Até mesmo em coisas corriqueiras, como, por exemplo, a dificuldade administrativa na distribuição diária de alimentos para os necessitados (At 6.1s.). Como resposta a este problema, foram eleitos 7 diáconos que precisavam, para isto, possuir mais do que aptidões técnicas, necessitavam ser cheios do Espírito Santo (6.3).
Como já vimos no estudo que fizemos sobre a natureza do Reino de Deus na era presente. Jesus exerce o seu senhorio através da ação do Espírito Santo. Como Deus disse em Zacarias 4.6: “Não por força nem por poder, mas pelo meu Espírito”. Não é a soberania de um monarca arbitrário, mas a de um Messias ou Rei crucificado. É pelo Espírito de Deus que as pessoas recebem a revelação de que Jesus é o Senhor (1 Co 12.2), assim como foi por revelação do Espírito que Pedro foi capaz de confessar: “Tu és o Cristo, o Filho do Deus Vivo” (Mt 16.16, Rm 8.16). Cristo significa o Rei Ungido de Deus, o Messias que fora prometido a Israel, que viria com a incumbência de trazer o Reino de Deus (Jo 11.27).
Existe um paralelo entre o fruto do Espírito Santo registrado em Gálatas 5 com as bem-aventuranças descritas por Jesus em seu Sermão do Monte, pois ambos são uma descrição do caráter de Cristo, que devem também modelar o caráter cristão.

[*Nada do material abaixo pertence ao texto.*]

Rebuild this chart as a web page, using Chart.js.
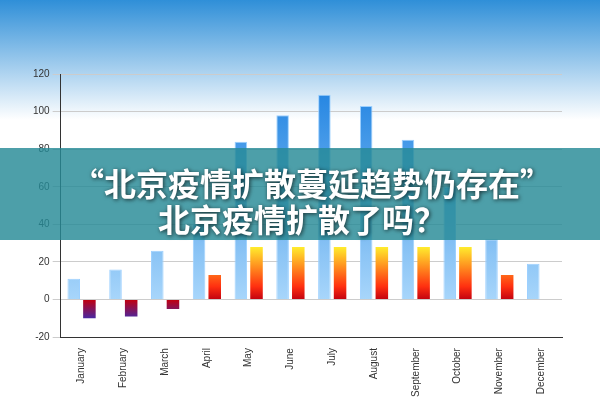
<!DOCTYPE html>
<html><head><meta charset="utf-8">
<script src="https://cdn.jsdelivr.net/npm/chart.js@4/dist/chart.umd.min.js"></script>
<style>html,body{margin:0;padding:0;background:#fff}</style>
</head><body><canvas id="c" width="600" height="400" style="width:600px;height:400px;display:block"></canvas>
<script>
const categories=["January","February","March","April","May","June","July","August","September","October","November","December"];
const seriesBlue=[11,16,26,40,84,98,109,103,85,60,32,19];
const seriesWarm=[-10,-9,-5,13,28,28,28,28,28,28,13,null];
const yTicks=[-20,0,20,40,60,80,100,120];
const title1="“北京疫情扩散蔓延趋势仍存在”";
const title2="北京疫情扩散了吗？";

const bg={id:'bg',beforeDraw(ch){const c=ch.ctx;const g=c.createLinearGradient(0,0,0,120);g.addColorStop(0,'#2f8fd8');g.addColorStop(1,'#ffffff');c.save();c.fillStyle=g;c.fillRect(0,0,600,120);c.restore();}};
const banner={id:'banner',afterDraw(ch){const c=ch.ctx;c.save();c.fillStyle='rgba(38,138,150,0.82)';c.fillRect(0,148,600,92);
c.font='bold 32px "Noto Sans CJK SC"';c.textAlign='center';c.textBaseline='middle';c.fillStyle='#fff';c.shadowColor='rgba(0,0,0,0.7)';c.shadowBlur=4;c.shadowOffsetX=1;c.shadowOffsetY=1;
c.fillText(title1,312,184);c.fillText(title2,302,220);c.restore();}};
function warm(ctx){const ch=ctx.chart;const a=ch.chartArea;if(!a)return '#e33';const y=ch.scales.y;const g=ch.ctx.createLinearGradient(0,y.getPixelForValue(30),0,y.getPixelForValue(-12));
g.addColorStop(0,'#ffff30');g.addColorStop(0.55,'#ff3010');g.addColorStop(0.72,'#c00010');g.addColorStop(1,'#3030c0');return g;}
function blue(ctx){const ch=ctx.chart;const a=ch.chartArea;if(!a)return '#39f';const g=ch.ctx.createLinearGradient(0,a.top,0,a.bottom);g.addColorStop(0,'#1a7fe0');g.addColorStop(1,'#bfe4ff');return g;}
new Chart(document.getElementById('c'),{type:'bar',
data:{labels:categories,datasets:[
{data:seriesBlue,backgroundColor:blue,borderColor:'#9cd0ff',borderWidth:1,barPercentage:0.8,categoryPercentage:0.75},
{data:seriesWarm,backgroundColor:warm,borderWidth:0,barPercentage:0.8,categoryPercentage:0.75}]},
options:{responsive:false,animation:false,devicePixelRatio:1,layout:{padding:{left:30,right:38,top:74,bottom:0}},
plugins:{legend:{display:false},tooltip:{enabled:false}},
scales:{x:{grid:{display:false},border:{color:'#333'},ticks:{color:'#333',font:{size:10,family:'Liberation Sans'},maxRotation:90,minRotation:90,autoSkip:false}},
y:{min:-20,max:120,afterBuildTicks(s){s.ticks=yTicks.map(v=>({value:v}));},grid:{color:'#ccc',drawTicks:true},border:{color:'#333'},ticks:{color:'#333',font:{size:10,family:'Liberation Sans'}}}}},
plugins:[bg,banner]});
</script></body></html>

A maior obra do Espírito é transformar cada cristão na imagem de Cristo, para que sirvam ao propósito de refletir a glória de Deus na sociedade. O Espírito de Deus está ativo para criar uma Igreja que reflete os valores do reino. A Igreja não cumpre sua missão apenas pelo que diz, mas pelo que faz, como decorrência natural do que ela é e de sua relação com o Senhor. Pelo poder e graça do Espírito Santo a Igreja é capacitada a cumprir sua missão de ser testemunha do Rei Jesus e de ser sal da terra e luz do mundo, fermento que leveda a massa.
i Padilla, René C. y Yamamori, Tetsunao, editores. La iglesia local como agente de transformación. Uma eclesiologia para la missión integral. Buenos Aires: Kairós. 2003. P. 36.